By David Jacobson, Temblor
As the remnants of Hurricane Harvey move across the Midwest, it leaves a destructive wake across southeast Texas, including in Houston, the country’s fourth largest city. In some places, over 50 inches of rain fell in a matter of days, exceeding the annual rainfall expected in some locations. The result of this is extremely widespread flooding, leaving houses underwater and dozens of fatalities reported so far. As we reported on Wednesday, numerous losses will have to be paid completely out of pocket, as only 15% of people in Harris County, home to the city of Houston, carry flood insurance. Government regulations stipulate that homeowners are only required to carry flood insurance if they live in a FEMA-designated “100 year flood zone” (1 chance in 10 of flooding per decade) and have a government mortgage.
In a New York Times video published yesterday, they showed before and after images of flooded areas outside of Houston. We thought we’d take a look at how the actual flooding compares to the FEMA flood maps. It should be stated that the images shown by the New York Times are from areas close to rivers and bayous, meaning they are prone to flooding. Additionally, the New York Times images may not show peak water inundation.
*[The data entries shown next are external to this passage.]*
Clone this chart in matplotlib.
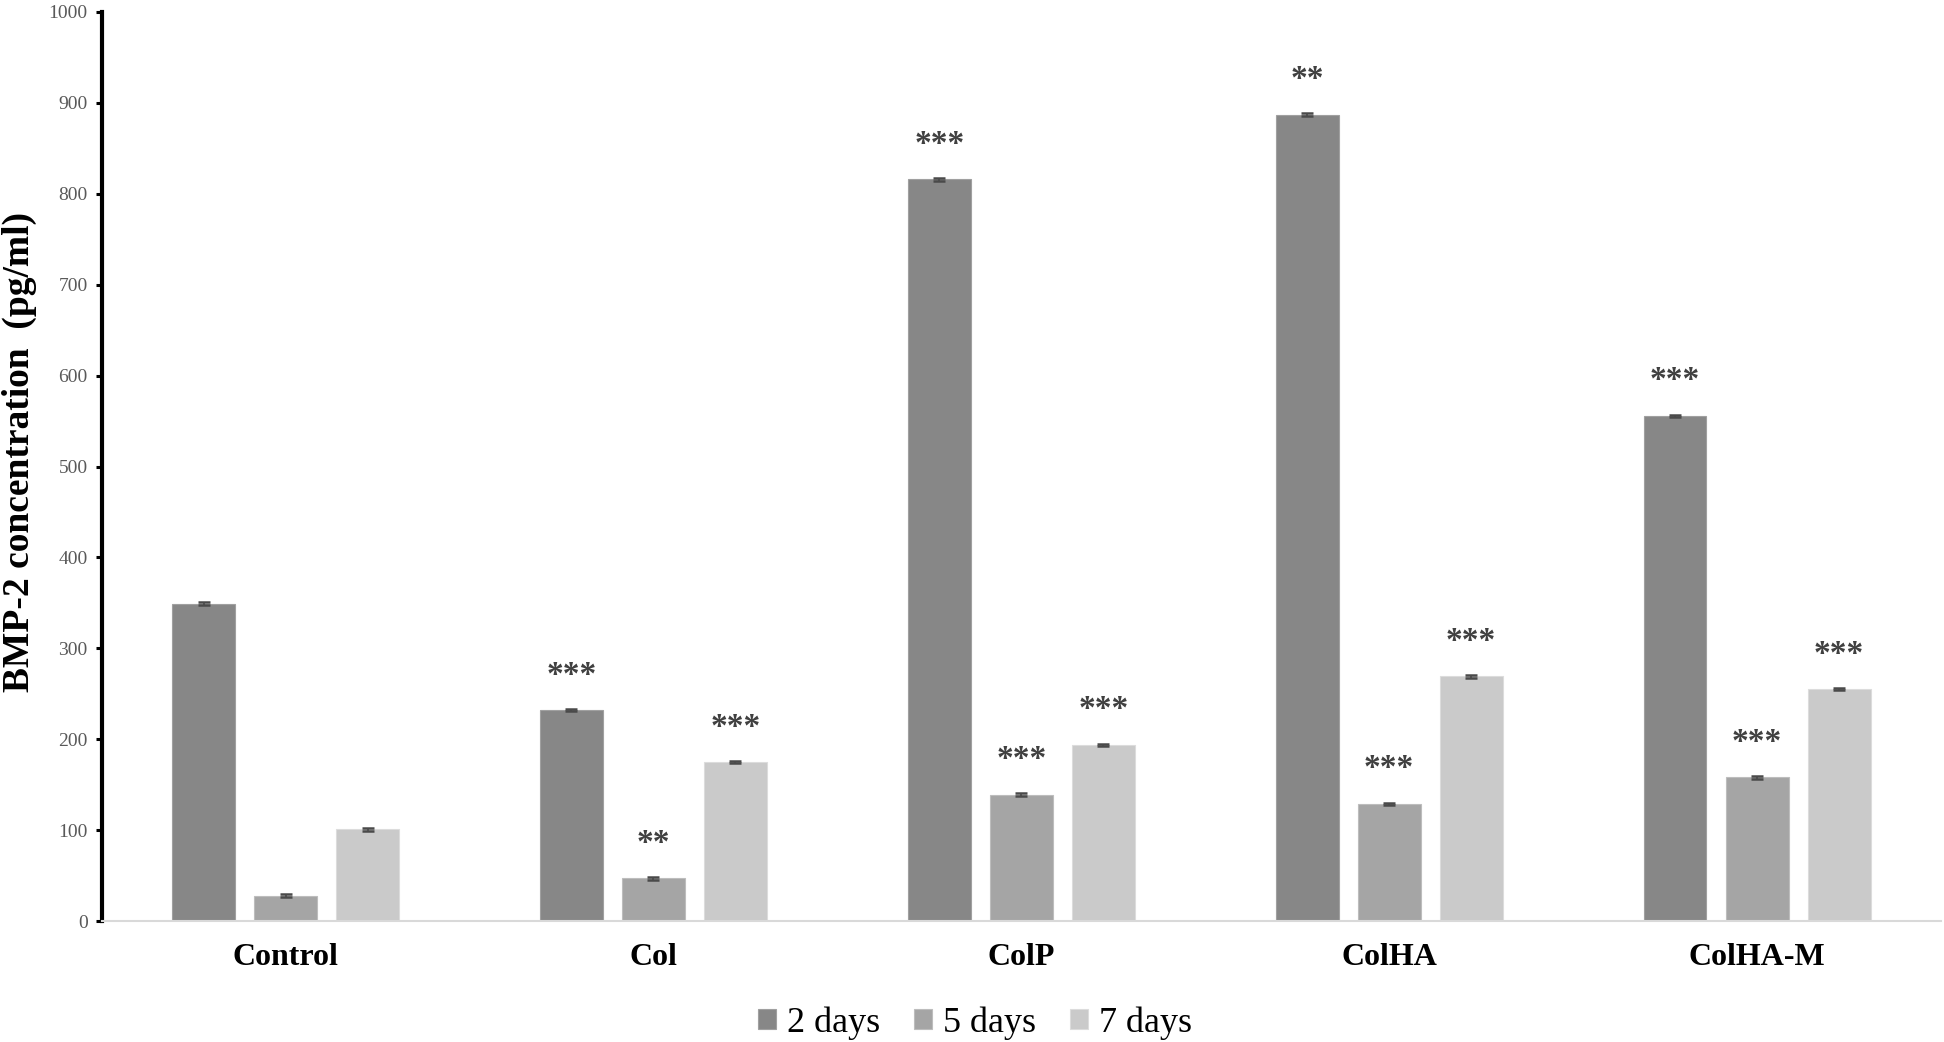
import matplotlib
matplotlib.use("Agg")
import matplotlib.pyplot as plt
import numpy as np

categories = ["Control", "Col", "ColP", "ColHA", "ColHA-M"]
series_names = ["2 days", "5 days", "7 days"]
values_2d = [349, 232, 816, 887, 556]
values_5d = [28, 47, 139, 129, 158]
values_7d = [101, 175, 194, 269, 255]
errors_2d = [1.5, 1.0, 1.5, 1.5, 1.0]
errors_5d = [1.5, 1.5, 1.5, 1.0, 1.5]
errors_7d = [1.5, 1.5, 1.0, 1.5, 1.0]
stars_2d = ["", "***", "***", "**", "***"]
stars_5d = ["", "**", "***", "***", "***"]
stars_7d = ["", "***", "***", "***", "***"]
yticks = [0, 100, 200, 300, 400, 500, 600, 700, 800, 900, 1000]

colors = ["#878787", "#a5a5a5", "#cacaca"]
edges = ["#a0a0a0", "#bdbdbd", "#dcdcdc"]

W, H = 1944, 1042
fig = plt.figure(figsize=(W / 100, H / 100), dpi=100)
ax = fig.add_axes([101.6 / W, 1 - 921 / H, (1941 - 101.6) / W, (921 - 12) / H])

serif = ["Liberation Serif", "DejaVu Serif"]
x = np.arange(len(categories))
width = 0.171
pitch = 0.223
all_vals = [values_2d, values_5d, values_7d]
all_err = [errors_2d, errors_5d, errors_7d]
all_stars = [stars_2d, stars_5d, stars_7d]
for i, (vals, errs, stars) in enumerate(zip(all_vals, all_err, all_stars)):
    pos = x + (i - 1) * pitch
    ax.bar(pos, vals, width, color=colors[i], edgecolor=edges[i], linewidth=0.8,
           label=series_names[i], zorder=2)
    ax.errorbar(pos, vals, yerr=errs, fmt="none", ecolor="#4a4a4a",
                elinewidth=1.2, capsize=4.3, capthick=1.8, zorder=3)
    for p, v, s in zip(pos, vals, stars):
        if s:
            ax.text(p, v + 29, s, ha="center", va="baseline", fontsize=24,
                    fontweight="bold", family=serif, color="#404040")

ax.set_xlim(-0.5, 4.5)
ax.set_ylim(0, 1000)
ax.set_yticks(yticks)
ax.set_yticklabels([str(t) for t in yticks], family=serif, fontsize=14, color="#595959")
ax.set_xticks(x)
ax.set_xticklabels(categories, family=serif, fontsize=23, fontweight="bold", color="black")
ax.tick_params(axis="x", length=0, pad=16)
ax.tick_params(axis="y", length=4, width=2.2, color="black", pad=6, direction="out")

for s in ["top", "right"]:
    ax.spines[s].set_visible(False)
ax.spines["left"].set_linewidth(3.0)
ax.spines["left"].set_color("black")
ax.spines["bottom"].set_linewidth(1.5)
ax.spines["bottom"].set_color("#d9d9d9")

fig.text(19 / W, 1 - 452 / H, "BMP-2 concentration  (pg/ml)", rotation=90,
         ha="center", va="center", family=serif, fontsize=27, fontweight="bold")

leg = fig.legend(loc="center", bbox_to_anchor=(975 / W, 1 - 1023 / H), ncol=3,
                 frameon=False, prop={"family": serif, "size": 26},
                 handlelength=0.5, handleheight=0.5, handletextpad=0.3,
                 columnspacing=0.95)

fig.savefig("out.png", dpi=100)
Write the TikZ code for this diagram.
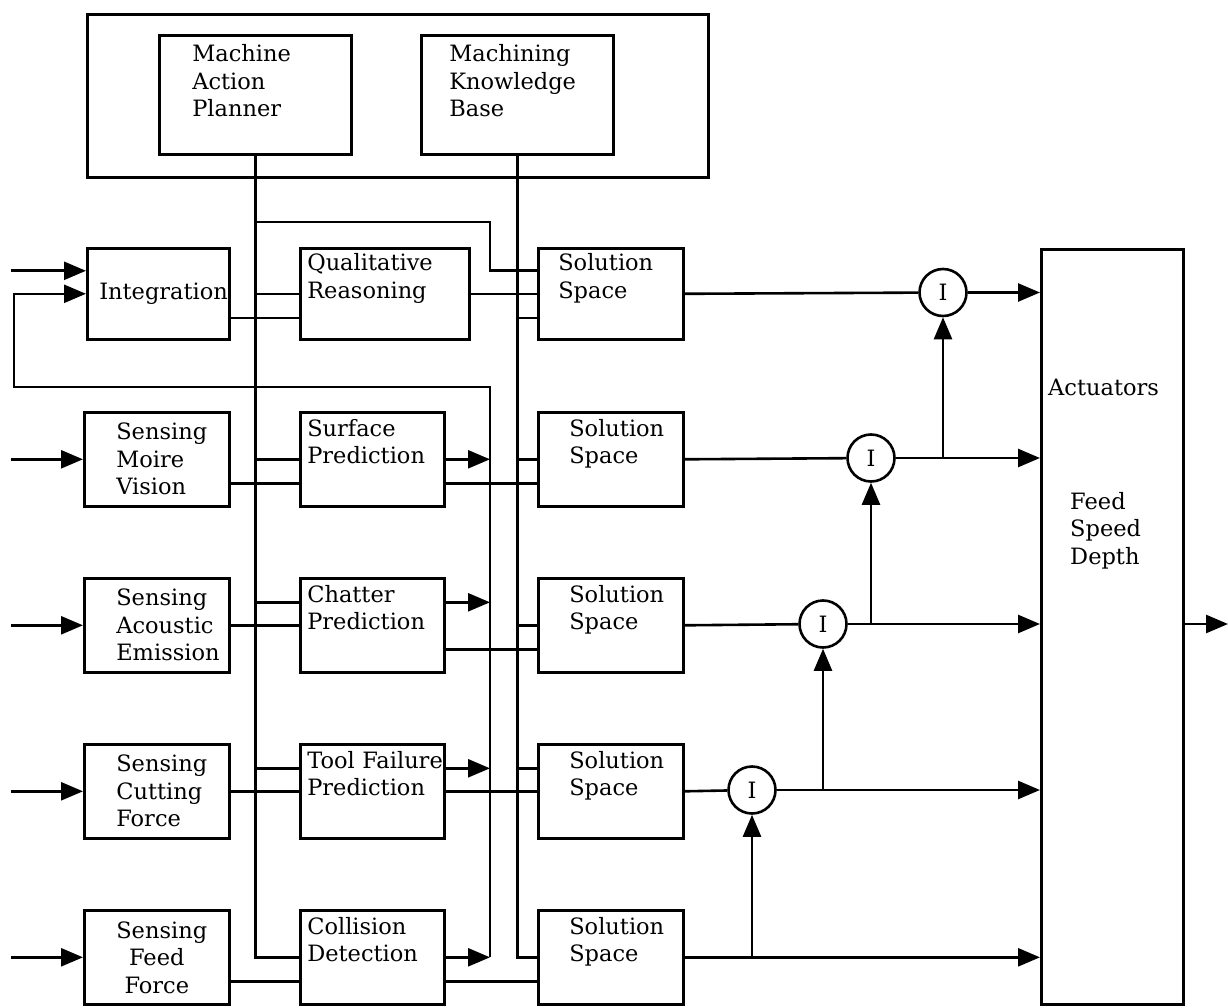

As the images above show, flooding is extremely extensive, and once floodwaters recede, the damage will likely take years to repair. In three of the four maps above, the majority of the flooding is limited to zones where FEMA suggests there is at least 1 chance in 10 of flooding in a decade. In the last figure, there is extensive flooding in FEMA’s 1 chance in 50 in a decade zone. Therefore, based on this limited spot-checking, in these locations, the maps appear to do well. Having said that, we know that in Houston, areas that have never experienced flooding, are now under feet of water. Some people have been quick to attribute this to urban planning and the destruction of native wetlands. However, the reality is that no city is prepared to receive 50 inches of rain. This storm was extraordinary, dumping over 19 trillion gallons of water on Texas in a matter of days. Nonetheless, given the scope of this tragedy, what will hopefully come out of it is that people can better protect themselves from natural disasters like this through insurance or retrofitting. If more people take these measures, cities will recover faster, meaning as a country we will be better off on the backend of disasters like Hurricane Harvey.